Memory-Full Context-Aware Predictive Mobility Management in Dual Connectivity 5G Networks

Network densification with small cell deployment is being considered as one of the dominant themes in the fifth generation (5G) cellular system. Despite the capacity gains, such deployment scenarios raise several challenges from mobility management perspective. The small cell size, which implies a small cell residence time, will increase the handover (HO) rate dramatically. Consequently, the HO latency will become a critical consideration in the 5G era. The latter requires an intelligent, fast, and light-weight HO procedure with minimal signaling overhead. In this direction, we propose a memory-full context-aware HO scheme with mobility prediction to achieve the aforementioned objectives.

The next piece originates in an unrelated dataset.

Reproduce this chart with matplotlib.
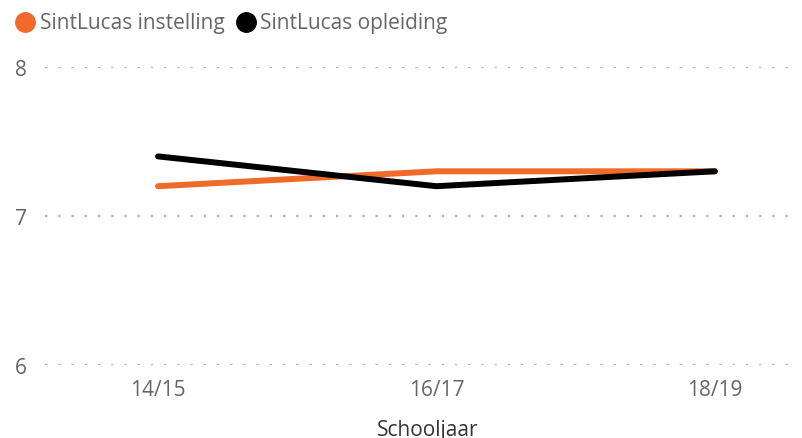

We consider a dual connectivity radio access network architecture with logical separation between control and data planes because it offers relaxed constraints in implementing the predictive approaches. The proposed scheme predicts future HO events along with the expected HO time by combining radio frequency performance to physical proximity along with the user context in terms of speed, direction, and HO history. To minimize the processing and the storage requirements whilst improving the prediction performance, a user-specific prediction triggering threshold is proposed. The prediction outcome is utilized to perform advance HO signaling whilst suspending the periodic transmission of measurement reports. Analytical and simulation results show that the proposed scheme provides promising gains over the conventional approach.